For some time, I’ve been trying to determine how our county finances might benefit from these turbines, and recent help from several sources, including a Tipton commissioner, has shown that my calculation process is correct. Let me give you some property tax revenue figures, and you can decide for yourself how significant they are and whether they are worth the problems being reported by our Tipton County neighbors.
Changes to the county setback rules mean there will be fewer than the original 124 turbines here and the new number is unknown. So, let me give you the expected property tax revenue for 124 and 50 turbines. As these figures are fully scalable, you can easily determine the revenue whenever the new number is announced.
For 124 turbines, the property tax revenue starts at just over $91,000 a year and ramps up to $570,000 in the 11th year. The total income received over the first 10 years will be about $3.2 million.
For 50 turbines, the numbers are $37,000, $230,000 and $1.3 million.

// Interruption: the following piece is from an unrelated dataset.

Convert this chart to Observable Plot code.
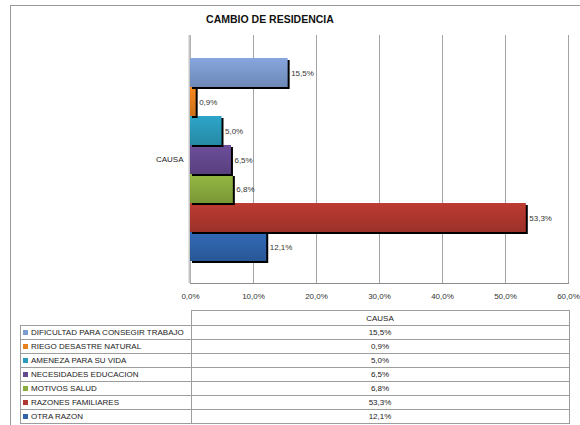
<!DOCTYPE html>
<html><head><meta charset="utf-8">
<script src="https://cdn.jsdelivr.net/npm/d3@7"></script>
<script src="https://cdn.jsdelivr.net/npm/@observablehq/plot@0.6"></script>
<style>
html,body{margin:0;padding:0;background:#fff;overflow:hidden;width:580px;height:425px;position:relative;}
#frame{position:absolute;left:10px;top:5px;width:640px;height:480px;border:1px solid #9a9a9a;}
#title{position:absolute;left:0;width:540px;top:13px;line-height:13px;text-align:center;font:bold 10.5px 'Liberation Sans',Arial,sans-serif;color:#111;}
#chart{position:absolute;left:0;top:0;}
#tbl{position:absolute;left:20px;top:310px;border-collapse:collapse;font:8px 'Liberation Sans',Arial,sans-serif;color:#222;}
#tbl td{border:1px solid #9d9d9d;padding:0 2px;height:13px;line-height:13px;white-space:nowrap;}
#tbl td.v{text-align:center;}
.sw{display:inline-block;width:5px;height:5px;margin-right:3px;vertical-align:0px;}
</style></head>
<body>
<div id="frame"></div>
<div id="title">CAMBIO DE RESIDENCIA</div>
<div id="chart"></div>
<svg width="0" height="0" style="position:absolute"><defs id="grads"></defs></svg>
<table id="tbl"></table>
<script>
const groupLabel = "CAUSA";
const names = ["DIFICULTAD PARA CONSEGIR TRABAJO","RIEGO DESASTRE NATURAL","AMENEZA PARA SU VIDA","NECESIDADES EDUCACION","MOTIVOS SALUD","RAZONES FAMILIARES","OTRA RAZON"];
const values = [15.5, 0.9, 5.0, 6.5, 6.8, 53.3, 12.1];
const colors = ["#7d9bcf","#e8801e","#2a9bbb","#65498f","#8aab3d","#b0372f","#2f63aa"];
const xTicks = [0, 10, 20, 30, 40, 50, 60];

const fmt = v => v.toFixed(1).replace(".", ",") + "%";

// gradients
const defs = d3.select("#grads");
colors.forEach((c, i) => {
  const g = defs.append("linearGradient").attr("id", "g" + i).attr("x1", 0).attr("y1", 0).attr("x2", 0).attr("y2", 1);
  g.append("stop").attr("offset", "0%").attr("stop-color", d3.color(c).brighter(0.2).formatHex());
  g.append("stop").attr("offset", "100%").attr("stop-color", d3.color(c).darker(0.35).formatHex());
});

const data = names.map((n, i) => ({name: n, value: values[i], grad: `url(#g${i})`}));

const barMarks = data.slice().reverse().flatMap(d => [
  Plot.barX([d], {x: "value", y: "name", fill: "#000", dx: 2, dy: 2, inset: 0}),
  Plot.barX([d], {x: "value", y: "name", fill: "grad", inset: 0})
]);

const chart = Plot.plot({
  width: 580, height: 305,
  marginLeft: 190, marginRight: 12, marginTop: 35, marginBottom: 22,
  style: {fontFamily: "'Liberation Sans', Arial, sans-serif", fontSize: "8px", color: "#333", background: "transparent"},
  x: {domain: [0, 60]},
  y: {domain: names, paddingInner: 0, paddingOuter: 0.72, axis: null},
  color: {type: "identity"},
  marks: [
    Plot.ruleX(xTicks, {stroke: "#a3a3a3"}),
    Plot.frame({anchor: "bottom", stroke: "#8c8c8c"}),
    Plot.ruleX([0], {stroke: "#c4c4c4", strokeWidth: 2, dx: -1}),
    ...barMarks,
    Plot.text(data, {x: "value", y: "name", text: d => fmt(d.value), dx: 3, textAnchor: "start", fill: "#333"}),
    Plot.text([groupLabel], {frameAnchor: "left", dx: -7, textAnchor: "end", fill: "#222"}),
    Plot.axisX({ticks: xTicks, tickSize: 0, tickPadding: 10, tickFormat: fmt, label: null, fill: "#333"})
  ]
});
document.getElementById("chart").appendChild(chart);

// data table (legend)
const tbl = d3.select("#tbl");
const head = tbl.append("tr");
head.append("td").style("border", "none").style("border-bottom", "1px solid #9d9d9d").style("width", "166px");
head.append("td").attr("class", "v").style("width", "373px").style("height", "14px").text(groupLabel);
data.forEach((d, i) => {
  const tr = tbl.append("tr");
  const td = tr.append("td");
  td.append("span").attr("class", "sw").style("background", colors[i]);
  td.append("span").text(d.name);
  tr.append("td").attr("class", "v").text(fmt(d.value));
});
</script>
</body></html>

These figures must be judged against the needs of our county, which had a budget in 2012 of $41.8 million.
There are several other revenue sources including income and property taxes on the company, employees and leaseholders, and my annual estimate of those is about $425,000. So, if $5 million in tax revenue per year can be considered a significant figure and we are willing to wait 10 years to reach that level, how many turbines will it take? The answer is 622, and it implies they would need to be placed all over our county. Certainly this demonstrates how poor an income source turbines are.
More than once, these property tax numbers have been presented to the Commissioners who did not challenge them. Given such a weak income stream, questions must be raised over what the other benefits are we are not hearing about.